--- begin ---

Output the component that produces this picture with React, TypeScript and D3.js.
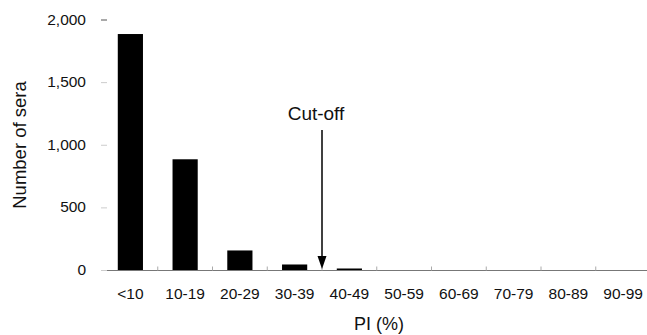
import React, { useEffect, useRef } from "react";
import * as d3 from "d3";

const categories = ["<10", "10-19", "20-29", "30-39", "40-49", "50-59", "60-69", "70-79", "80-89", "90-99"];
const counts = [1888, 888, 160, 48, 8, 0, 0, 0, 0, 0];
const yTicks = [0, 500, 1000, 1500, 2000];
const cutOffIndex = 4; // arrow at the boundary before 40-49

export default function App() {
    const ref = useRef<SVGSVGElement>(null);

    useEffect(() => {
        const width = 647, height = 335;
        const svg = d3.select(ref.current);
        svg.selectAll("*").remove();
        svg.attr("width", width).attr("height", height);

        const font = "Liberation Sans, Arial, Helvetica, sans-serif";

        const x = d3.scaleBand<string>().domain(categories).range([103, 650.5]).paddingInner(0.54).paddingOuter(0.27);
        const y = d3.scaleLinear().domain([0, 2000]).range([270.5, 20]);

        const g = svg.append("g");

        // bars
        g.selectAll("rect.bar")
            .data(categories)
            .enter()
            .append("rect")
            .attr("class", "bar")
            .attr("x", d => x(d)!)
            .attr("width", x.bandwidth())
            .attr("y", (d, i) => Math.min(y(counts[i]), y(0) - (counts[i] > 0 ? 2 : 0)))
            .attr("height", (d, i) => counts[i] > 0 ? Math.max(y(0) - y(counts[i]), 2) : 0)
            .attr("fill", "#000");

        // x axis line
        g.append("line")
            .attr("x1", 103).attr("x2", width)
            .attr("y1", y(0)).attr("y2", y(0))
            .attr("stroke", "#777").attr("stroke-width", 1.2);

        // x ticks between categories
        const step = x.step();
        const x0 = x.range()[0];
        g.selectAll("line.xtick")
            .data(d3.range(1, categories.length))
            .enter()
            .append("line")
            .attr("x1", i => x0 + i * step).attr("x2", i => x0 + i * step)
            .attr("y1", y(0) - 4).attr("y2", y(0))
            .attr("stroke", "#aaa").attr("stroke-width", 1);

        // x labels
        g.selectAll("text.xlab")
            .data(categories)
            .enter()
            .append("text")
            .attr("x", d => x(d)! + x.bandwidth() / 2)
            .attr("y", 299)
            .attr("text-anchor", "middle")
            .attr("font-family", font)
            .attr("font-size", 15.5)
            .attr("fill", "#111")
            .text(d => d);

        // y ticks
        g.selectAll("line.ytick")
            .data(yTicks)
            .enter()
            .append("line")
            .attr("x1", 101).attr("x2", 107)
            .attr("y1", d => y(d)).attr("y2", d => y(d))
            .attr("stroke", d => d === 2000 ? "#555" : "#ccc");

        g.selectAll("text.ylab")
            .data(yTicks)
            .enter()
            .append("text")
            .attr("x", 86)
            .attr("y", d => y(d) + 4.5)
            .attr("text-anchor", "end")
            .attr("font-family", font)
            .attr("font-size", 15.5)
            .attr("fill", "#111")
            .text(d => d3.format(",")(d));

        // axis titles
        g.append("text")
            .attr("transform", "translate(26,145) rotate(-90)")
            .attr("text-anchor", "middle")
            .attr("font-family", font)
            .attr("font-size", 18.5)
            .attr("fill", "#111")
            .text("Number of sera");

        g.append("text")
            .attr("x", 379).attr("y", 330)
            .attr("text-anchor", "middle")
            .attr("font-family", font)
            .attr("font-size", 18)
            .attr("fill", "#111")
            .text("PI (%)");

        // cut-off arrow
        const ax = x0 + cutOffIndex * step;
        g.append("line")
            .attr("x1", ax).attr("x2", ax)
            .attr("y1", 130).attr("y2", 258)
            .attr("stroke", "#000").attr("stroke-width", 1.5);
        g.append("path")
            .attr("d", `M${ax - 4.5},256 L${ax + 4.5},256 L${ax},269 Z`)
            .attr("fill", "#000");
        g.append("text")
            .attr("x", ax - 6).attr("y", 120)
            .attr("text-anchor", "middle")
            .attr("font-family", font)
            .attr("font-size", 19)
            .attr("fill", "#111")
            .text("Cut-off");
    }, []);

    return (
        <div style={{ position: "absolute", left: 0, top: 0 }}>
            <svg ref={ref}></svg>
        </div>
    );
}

--- end ---

- [Given instruction]: Pictures are excluded; copy all other data exactly as shown.

- [Reply to the exercise]:
Output the component that produces this picture with React, TypeScript and D3.js.
import React, { useEffect, useRef } from "react";
import * as d3 from "d3";

const categories = ["<10", "10-19", "20-29", "30-39", "40-49", "50-59", "60-69", "70-79", "80-89", "90-99"];
const counts = [1888, 888, 160, 48, 8, 0, 0, 0, 0, 0];
const yTicks = [0, 500, 1000, 1500, 2000];
const cutOffIndex = 4; // arrow at the boundary before 40-49

export default function App() {
    const ref = useRef<SVGSVGElement>(null);

    useEffect(() => {
        const width = 647, height = 335;
        const svg = d3.select(ref.current);
        svg.selectAll("*").remove();
        svg.attr("width", width).attr("height", height);

        const font = "Liberation Sans, Arial, Helvetica, sans-serif";

        const x = d3.scaleBand<string>().domain(categories).range([103, 650.5]).paddingInner(0.54).paddingOuter(0.27);
        const y = d3.scaleLinear().domain([0, 2000]).range([270.5, 20]);

        const g = svg.append("g");

        // bars
        g.selectAll("rect.bar")
            .data(categories)
            .enter()
            .append("rect")
            .attr("class", "bar")
            .attr("x", d => x(d)!)
            .attr("width", x.bandwidth())
            .attr("y", (d, i) => Math.min(y(counts[i]), y(0) - (counts[i] > 0 ? 2 : 0)))
            .attr("height", (d, i) => counts[i] > 0 ? Math.max(y(0) - y(counts[i]), 2) : 0)
            .attr("fill", "#000");

        // x axis line
        g.append("line")
            .attr("x1", 103).attr("x2", width)
            .attr("y1", y(0)).attr("y2", y(0))
            .attr("stroke", "#777").attr("stroke-width", 1.2);

        // x ticks between categories
        const step = x.step();
        const x0 = x.range()[0];
        g.selectAll("line.xtick")
            .data(d3.range(1, categories.length))
            .enter()
            .append("line")
            .attr("x1", i => x0 + i * step).attr("x2", i => x0 + i * step)
            .attr("y1", y(0) - 4).attr("y2", y(0))
            .attr("stroke", "#aaa").attr("stroke-width", 1);

        // x labels
        g.selectAll("text.xlab")
            .data(categories)
            .enter()
            .append("text")
            .attr("x", d => x(d)! + x.bandwidth() / 2)
            .attr("y", 299)
            .attr("text-anchor", "middle")
            .attr("font-family", font)
            .attr("font-size", 15.5)
            .attr("fill", "#111")
            .text(d => d);

        // y ticks
        g.selectAll("line.ytick")
            .data(yTicks)
            .enter()
            .append("line")
            .attr("x1", 101).attr("x2", 107)
            .attr("y1", d => y(d)).attr("y2", d => y(d))
            .attr("stroke", d => d === 2000 ? "#555" : "#ccc");

        g.selectAll("text.ylab")
            .data(yTicks)
            .enter()
            .append("text")
            .attr("x", 86)
            .attr("y", d => y(d) + 4.5)
            .attr("text-anchor", "end")
            .attr("font-family", font)
            .attr("font-size", 15.5)
            .attr("fill", "#111")
            .text(d => d3.format(",")(d));

        // axis titles
        g.append("text")
            .attr("transform", "translate(26,145) rotate(-90)")
            .attr("text-anchor", "middle")
            .attr("font-family", font)
            .attr("font-size", 18.5)
            .attr("fill", "#111")
            .text("Number of sera");

        g.append("text")
            .attr("x", 379).attr("y", 330)
            .attr("text-anchor", "middle")
            .attr("font-family", font)
            .attr("font-size", 18)
            .attr("fill", "#111")
            .text("PI (%)");

        // cut-off arrow
        const ax = x0 + cutOffIndex * step;
        g.append("line")
            .attr("x1", ax).attr("x2", ax)
            .attr("y1", 130).attr("y2", 258)
            .attr("stroke", "#000").attr("stroke-width", 1.5);
        g.append("path")
            .attr("d", `M${ax - 4.5},256 L${ax + 4.5},256 L${ax},269 Z`)
            .attr("fill", "#000");
        g.append("text")
            .attr("x", ax - 6).attr("y", 120)
            .attr("text-anchor", "middle")
            .attr("font-family", font)
            .attr("font-size", 19)
            .attr("fill", "#111")
            .text("Cut-off");
    }, []);

    return (
        <div style={{ position: "absolute", left: 0, top: 0 }}>
            <svg ref={ref}></svg>
        </div>
    );
}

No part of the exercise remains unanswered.